» **Your goal**
Sort through the entries below and pull out lines containing the word "React".

» **Exercise inputs**
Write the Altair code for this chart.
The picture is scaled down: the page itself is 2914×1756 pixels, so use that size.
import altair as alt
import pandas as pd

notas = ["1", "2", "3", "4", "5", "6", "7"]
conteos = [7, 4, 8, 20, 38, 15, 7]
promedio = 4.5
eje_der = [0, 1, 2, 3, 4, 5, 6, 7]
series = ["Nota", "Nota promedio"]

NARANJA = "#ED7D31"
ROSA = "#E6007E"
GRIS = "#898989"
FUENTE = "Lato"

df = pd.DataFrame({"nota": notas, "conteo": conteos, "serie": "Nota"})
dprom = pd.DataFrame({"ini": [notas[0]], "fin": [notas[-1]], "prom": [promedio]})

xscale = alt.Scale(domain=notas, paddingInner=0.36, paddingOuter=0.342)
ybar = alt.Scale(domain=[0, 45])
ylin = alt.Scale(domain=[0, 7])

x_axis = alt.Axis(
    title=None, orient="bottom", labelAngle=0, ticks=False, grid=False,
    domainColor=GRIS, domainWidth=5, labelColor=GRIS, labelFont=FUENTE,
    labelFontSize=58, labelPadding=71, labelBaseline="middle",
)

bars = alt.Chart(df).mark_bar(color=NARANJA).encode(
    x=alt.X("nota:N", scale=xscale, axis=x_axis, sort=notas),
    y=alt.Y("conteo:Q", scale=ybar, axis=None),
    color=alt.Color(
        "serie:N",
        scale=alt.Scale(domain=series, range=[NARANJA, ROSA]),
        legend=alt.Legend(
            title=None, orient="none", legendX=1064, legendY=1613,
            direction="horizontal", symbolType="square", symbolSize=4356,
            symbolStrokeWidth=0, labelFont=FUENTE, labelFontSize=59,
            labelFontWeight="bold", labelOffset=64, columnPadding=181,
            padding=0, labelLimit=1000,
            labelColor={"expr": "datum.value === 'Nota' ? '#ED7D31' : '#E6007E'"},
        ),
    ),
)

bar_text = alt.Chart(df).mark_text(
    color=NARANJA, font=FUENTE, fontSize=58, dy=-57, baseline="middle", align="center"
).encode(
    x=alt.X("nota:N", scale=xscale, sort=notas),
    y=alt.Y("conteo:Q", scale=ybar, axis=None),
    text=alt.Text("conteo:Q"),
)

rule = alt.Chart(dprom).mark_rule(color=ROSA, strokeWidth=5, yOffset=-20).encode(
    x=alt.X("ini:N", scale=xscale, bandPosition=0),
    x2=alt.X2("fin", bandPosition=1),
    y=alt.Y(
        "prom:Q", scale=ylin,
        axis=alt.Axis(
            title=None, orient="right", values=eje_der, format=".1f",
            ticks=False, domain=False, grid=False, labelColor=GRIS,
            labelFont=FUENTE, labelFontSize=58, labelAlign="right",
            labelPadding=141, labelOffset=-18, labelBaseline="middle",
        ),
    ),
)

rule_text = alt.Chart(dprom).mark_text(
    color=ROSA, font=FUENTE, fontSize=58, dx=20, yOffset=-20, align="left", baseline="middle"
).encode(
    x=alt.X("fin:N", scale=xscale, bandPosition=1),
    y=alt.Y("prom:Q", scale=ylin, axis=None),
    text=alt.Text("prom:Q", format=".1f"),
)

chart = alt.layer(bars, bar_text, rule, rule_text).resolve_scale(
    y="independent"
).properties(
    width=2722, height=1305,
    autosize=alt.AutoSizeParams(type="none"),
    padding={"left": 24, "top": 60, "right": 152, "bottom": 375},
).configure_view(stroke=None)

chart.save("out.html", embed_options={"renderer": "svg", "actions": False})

==

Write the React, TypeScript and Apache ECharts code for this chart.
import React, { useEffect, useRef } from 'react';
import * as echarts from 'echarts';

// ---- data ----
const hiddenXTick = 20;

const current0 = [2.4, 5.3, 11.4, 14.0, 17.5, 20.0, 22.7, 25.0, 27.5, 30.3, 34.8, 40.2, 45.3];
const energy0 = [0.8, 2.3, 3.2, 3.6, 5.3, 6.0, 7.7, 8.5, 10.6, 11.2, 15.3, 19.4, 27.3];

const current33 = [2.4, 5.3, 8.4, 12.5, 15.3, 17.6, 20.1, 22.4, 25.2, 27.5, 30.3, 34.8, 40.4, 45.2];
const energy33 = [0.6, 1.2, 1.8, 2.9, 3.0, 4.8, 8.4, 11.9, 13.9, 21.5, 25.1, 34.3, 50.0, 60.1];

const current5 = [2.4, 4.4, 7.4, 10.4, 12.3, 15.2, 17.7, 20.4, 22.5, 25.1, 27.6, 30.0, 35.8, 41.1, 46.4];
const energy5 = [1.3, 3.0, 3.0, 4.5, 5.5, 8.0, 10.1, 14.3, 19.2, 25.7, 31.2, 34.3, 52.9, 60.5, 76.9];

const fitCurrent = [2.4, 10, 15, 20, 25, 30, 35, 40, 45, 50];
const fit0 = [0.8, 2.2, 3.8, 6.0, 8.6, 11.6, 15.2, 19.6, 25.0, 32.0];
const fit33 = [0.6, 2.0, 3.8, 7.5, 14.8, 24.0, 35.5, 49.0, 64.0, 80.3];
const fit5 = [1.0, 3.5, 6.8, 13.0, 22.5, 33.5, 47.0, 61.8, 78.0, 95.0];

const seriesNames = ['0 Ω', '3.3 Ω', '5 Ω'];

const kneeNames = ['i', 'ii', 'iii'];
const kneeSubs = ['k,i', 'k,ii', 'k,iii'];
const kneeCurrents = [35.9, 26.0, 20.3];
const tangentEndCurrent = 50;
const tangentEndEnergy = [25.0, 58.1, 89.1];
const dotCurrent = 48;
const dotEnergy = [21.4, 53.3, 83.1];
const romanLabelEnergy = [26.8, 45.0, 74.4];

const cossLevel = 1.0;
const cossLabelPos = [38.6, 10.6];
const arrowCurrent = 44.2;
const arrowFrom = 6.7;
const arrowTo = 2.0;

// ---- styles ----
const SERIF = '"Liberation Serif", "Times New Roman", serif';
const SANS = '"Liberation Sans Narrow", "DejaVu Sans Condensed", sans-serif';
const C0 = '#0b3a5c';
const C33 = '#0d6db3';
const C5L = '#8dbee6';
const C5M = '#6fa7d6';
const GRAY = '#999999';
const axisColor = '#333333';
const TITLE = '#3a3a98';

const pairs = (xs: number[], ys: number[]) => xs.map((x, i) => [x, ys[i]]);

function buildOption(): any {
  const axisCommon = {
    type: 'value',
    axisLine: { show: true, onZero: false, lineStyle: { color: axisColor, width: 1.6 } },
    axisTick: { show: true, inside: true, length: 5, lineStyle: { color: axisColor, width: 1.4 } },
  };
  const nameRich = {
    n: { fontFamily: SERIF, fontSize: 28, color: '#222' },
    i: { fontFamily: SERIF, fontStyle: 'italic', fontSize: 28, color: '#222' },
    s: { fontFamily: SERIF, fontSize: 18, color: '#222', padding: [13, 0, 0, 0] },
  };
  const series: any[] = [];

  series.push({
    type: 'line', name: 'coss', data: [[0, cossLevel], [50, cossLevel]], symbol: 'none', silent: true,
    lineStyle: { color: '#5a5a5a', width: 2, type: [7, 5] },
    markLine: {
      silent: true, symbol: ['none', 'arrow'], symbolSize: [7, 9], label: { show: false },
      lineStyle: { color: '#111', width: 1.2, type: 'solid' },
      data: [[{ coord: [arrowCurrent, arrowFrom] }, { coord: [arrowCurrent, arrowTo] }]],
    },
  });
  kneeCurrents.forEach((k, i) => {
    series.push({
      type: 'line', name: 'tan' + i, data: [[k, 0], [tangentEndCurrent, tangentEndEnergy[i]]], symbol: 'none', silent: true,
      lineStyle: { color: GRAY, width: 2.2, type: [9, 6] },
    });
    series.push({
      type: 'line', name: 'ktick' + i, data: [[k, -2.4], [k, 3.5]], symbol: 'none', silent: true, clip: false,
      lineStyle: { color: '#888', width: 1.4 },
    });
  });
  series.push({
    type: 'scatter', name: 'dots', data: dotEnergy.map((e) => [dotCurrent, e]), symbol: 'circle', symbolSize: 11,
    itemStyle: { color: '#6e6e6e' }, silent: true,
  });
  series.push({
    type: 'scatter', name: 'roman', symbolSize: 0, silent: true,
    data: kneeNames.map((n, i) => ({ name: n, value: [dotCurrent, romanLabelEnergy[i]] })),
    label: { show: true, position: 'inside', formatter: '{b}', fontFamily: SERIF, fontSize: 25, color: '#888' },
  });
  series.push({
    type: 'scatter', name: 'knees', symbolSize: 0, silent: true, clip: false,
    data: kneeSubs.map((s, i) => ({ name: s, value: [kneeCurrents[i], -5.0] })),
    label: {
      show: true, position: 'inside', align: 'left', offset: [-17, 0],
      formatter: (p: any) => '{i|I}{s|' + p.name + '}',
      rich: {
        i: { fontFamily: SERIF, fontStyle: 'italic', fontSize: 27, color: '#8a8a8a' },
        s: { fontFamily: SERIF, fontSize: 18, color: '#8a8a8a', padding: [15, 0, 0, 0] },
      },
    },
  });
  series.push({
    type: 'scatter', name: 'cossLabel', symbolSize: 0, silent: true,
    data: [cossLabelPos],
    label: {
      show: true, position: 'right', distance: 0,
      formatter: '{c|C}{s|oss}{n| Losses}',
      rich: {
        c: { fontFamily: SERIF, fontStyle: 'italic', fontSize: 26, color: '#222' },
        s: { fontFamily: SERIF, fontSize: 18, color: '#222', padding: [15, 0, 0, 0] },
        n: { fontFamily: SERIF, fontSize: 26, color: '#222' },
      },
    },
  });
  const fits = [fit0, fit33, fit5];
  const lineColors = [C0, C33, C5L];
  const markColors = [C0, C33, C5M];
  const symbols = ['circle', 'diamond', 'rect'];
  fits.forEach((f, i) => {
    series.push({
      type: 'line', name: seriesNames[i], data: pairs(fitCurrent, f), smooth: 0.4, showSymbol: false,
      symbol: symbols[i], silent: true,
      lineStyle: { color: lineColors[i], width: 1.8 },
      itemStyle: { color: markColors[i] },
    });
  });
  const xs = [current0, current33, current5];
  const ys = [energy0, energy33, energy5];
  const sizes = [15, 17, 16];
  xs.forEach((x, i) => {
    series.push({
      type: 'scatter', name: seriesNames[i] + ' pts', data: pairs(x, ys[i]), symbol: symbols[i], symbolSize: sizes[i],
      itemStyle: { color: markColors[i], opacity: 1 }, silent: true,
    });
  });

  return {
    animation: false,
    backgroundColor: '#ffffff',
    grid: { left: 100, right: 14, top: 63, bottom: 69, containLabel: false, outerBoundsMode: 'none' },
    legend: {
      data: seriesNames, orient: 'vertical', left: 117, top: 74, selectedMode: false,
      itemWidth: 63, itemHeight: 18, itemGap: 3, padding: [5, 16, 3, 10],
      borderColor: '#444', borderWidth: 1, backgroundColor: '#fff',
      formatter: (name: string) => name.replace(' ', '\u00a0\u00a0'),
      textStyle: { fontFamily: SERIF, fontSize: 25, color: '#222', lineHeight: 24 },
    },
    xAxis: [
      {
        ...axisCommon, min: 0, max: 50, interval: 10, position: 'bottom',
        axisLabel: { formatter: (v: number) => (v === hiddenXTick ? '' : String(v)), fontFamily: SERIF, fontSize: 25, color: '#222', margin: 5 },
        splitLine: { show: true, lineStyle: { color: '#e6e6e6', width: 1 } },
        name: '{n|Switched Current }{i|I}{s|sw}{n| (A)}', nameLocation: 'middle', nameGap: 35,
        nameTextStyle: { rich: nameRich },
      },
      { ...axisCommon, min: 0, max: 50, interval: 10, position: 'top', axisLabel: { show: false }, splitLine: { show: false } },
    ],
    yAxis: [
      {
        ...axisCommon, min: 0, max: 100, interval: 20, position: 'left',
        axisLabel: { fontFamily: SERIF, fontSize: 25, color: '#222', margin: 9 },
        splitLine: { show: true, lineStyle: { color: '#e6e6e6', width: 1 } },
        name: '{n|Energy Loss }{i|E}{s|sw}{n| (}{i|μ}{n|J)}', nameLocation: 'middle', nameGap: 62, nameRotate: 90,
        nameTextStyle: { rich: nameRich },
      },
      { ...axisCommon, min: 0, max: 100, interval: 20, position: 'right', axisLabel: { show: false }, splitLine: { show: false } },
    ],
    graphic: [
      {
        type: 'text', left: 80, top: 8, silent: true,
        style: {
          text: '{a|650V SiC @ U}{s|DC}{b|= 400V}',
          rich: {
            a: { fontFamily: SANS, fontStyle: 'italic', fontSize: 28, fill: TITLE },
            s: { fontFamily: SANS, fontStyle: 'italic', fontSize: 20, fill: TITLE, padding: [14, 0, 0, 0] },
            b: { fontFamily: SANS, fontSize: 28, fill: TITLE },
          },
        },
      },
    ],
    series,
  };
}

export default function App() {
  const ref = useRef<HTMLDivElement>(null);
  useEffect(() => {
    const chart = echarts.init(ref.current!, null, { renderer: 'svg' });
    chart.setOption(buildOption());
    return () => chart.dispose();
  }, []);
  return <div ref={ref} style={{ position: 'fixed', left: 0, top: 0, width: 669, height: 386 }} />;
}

» **Response**
Write the React, TypeScript and Apache ECharts code for this chart.
import React, { useEffect, useRef } from 'react';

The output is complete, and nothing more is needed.